Todos conhecemos o grande papel que nos jogos infantis desempenha a imitação,
com muita freqüência, estes jogos são apenas um eco do que as crianças viram e
escutaram dos adultos, não obstante estes elementos da sua experiência anterior
nunca se reproduzem no jogo de forma absolutamente igual e como aconteceu na
realidade. O jogo da criança não é uma recordação simples do vivido, mas sim a
transformação criadora das impressões para a formação de uma nova realidade que
responde às exigências e inclinações da própria criança.
Logo, o brincar da criança passa a
ser uma transformação criadora, ela também tem a possibilidade de criar, mas
cria a partir do que conhece e das oportunidades oferecidas, dentro de suas
próprias necessidades e preferências. Dentro do jogo resgata-se na criança sua
posição de sujeito histórico e social, pois ela cria, ela imagina, ela pode
participar ativamente do processo lúdico.

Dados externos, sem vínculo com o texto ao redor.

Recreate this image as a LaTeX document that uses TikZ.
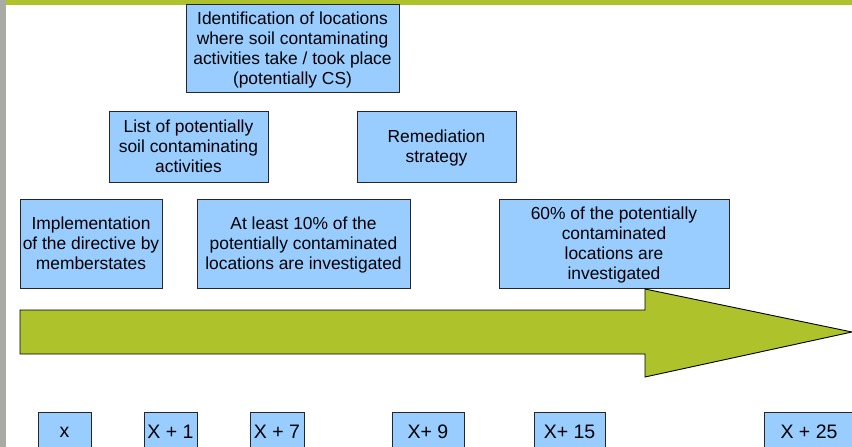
\documentclass[tikz,border=0pt]{standalone}
\usepackage{fontspec}
\setmainfont{Liberation Sans}
\definecolor{boxblue}{HTML}{99CCFF}
\definecolor{arrowgreen}{HTML}{ADC22B}
\definecolor{bargrey}{HTML}{A9AAA4}
\begin{document}
\begin{tikzpicture}[x=1pt,y=-1pt,
    box/.style={draw=black!85,line width=0.9pt,fill=boxblue,align=center,
      inner sep=0pt,text depth=0pt,font=\fontsize{17.4}{19.9}\selectfont},
    year/.style={box,minimum height=40pt,font=\fontsize{19.5}{22}\selectfont}]
  \clip (0,0) rectangle (852,447);
  \fill[white] (0,0) rectangle (852,447);
  \fill[bargrey] (0,0) rectangle (6,447);
  \fill[arrowgreen] (6,0) rectangle (852,5);
  \draw
    (292.5,48) node[box,minimum width=213pt,minimum height=88pt] (ident)
      {Identification of locations\\where soil contaminating\\activities take / took place\\(potentially CS)}
    (188.5,146.5) node[box,minimum width=159pt,minimum height=71pt] (list)
      {List of potentially\\soil contaminating\\activities}
    (436.5,146.5) node[box,minimum width=159pt,minimum height=71pt] (remed)
      {Remediation\\strategy}
    (91,243.5) node[box,minimum width=142pt,minimum height=89pt] (impl)
      {Implementation\\of the directive by\\memberstates}
    (303.5,243.5) node[box,minimum width=213pt,minimum height=89pt] (least)
      {At least 10\% of the\\potentially contaminated\\locations are investigated}
    (614,243.5) node[box,minimum width=230pt,minimum height=89pt] (sixty)
      {60\% of the potentially\\contaminated\\locations are\\investigated};
  % time arrow
  \draw[fill=arrowgreen,line width=0.9pt]
    (20,310) -- (645,310) -- (645,289) -- (852,332) -- (645,377)
    -- (645,354) -- (20,354) -- cycle;
  \draw
    (64.5,432) node[year,minimum width=53pt] (t0){x}
    (170.5,432) node[year,minimum width=53pt] (t1){X + 1}
    (277,432) node[year,minimum width=54pt] (t7){X + 7}
    (428,432) node[year,minimum width=72pt] (t9){X+ 9}
    (569.5,432) node[year,minimum width=71pt] (t15){X+ 15}
    (809,432) node[year,minimum width=90pt] (t25){X + 25};
\end{tikzpicture}
\end{document}
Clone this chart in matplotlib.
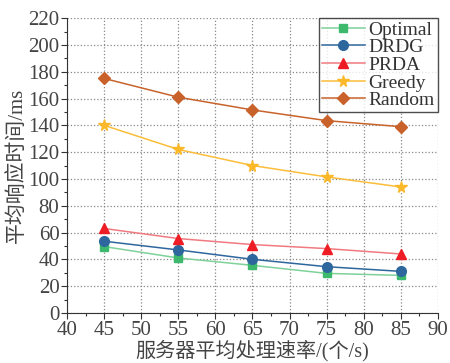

Tais processos criativos se dão
dentro da zona de desenvolvimento iminente. O jogo ou brincadeira, numa esfera
lúdica, ajuda a construir a subjetividade do sujeito, e neste ambiente
imaginativo-criativo e simbólico, permite-se alterações qualitativas das
estruturas mentais superiores, promovendo o desenvolvimento pleno.
CONCLUSÃO
Portanto, os jogos e brincadeiras
possuem papel fundamental para a formação da plasticidade cerebral através de
processos criativos, que irão transformar qualitativamente as funções
cerebrais, e não somente isso, mas o próprio brincar proporciona o surgimento
da zona de desenvolvimento iminente, capaz de promover o desenvolvimento das
funções psicológicas superiores da criança, caracterizando o brincar como
atividade principal da infância. Dentro do jogo resgata-se na criança sua
posição de sujeito de direitos, sujeito histórico e social, pois ela cria, ela
imagina, ela então pode participar ativamente do processo lúdico.
REFERÊNCIAS
VIGOTSKI, L.S. A Formação Social da Mente – o desenvolvimento dos processos psicológicos superiores. São Paulo:
Martins Fontes, 2003.
Palavras-chave: Educação. Teoria Histórico Cultural. Vigotski.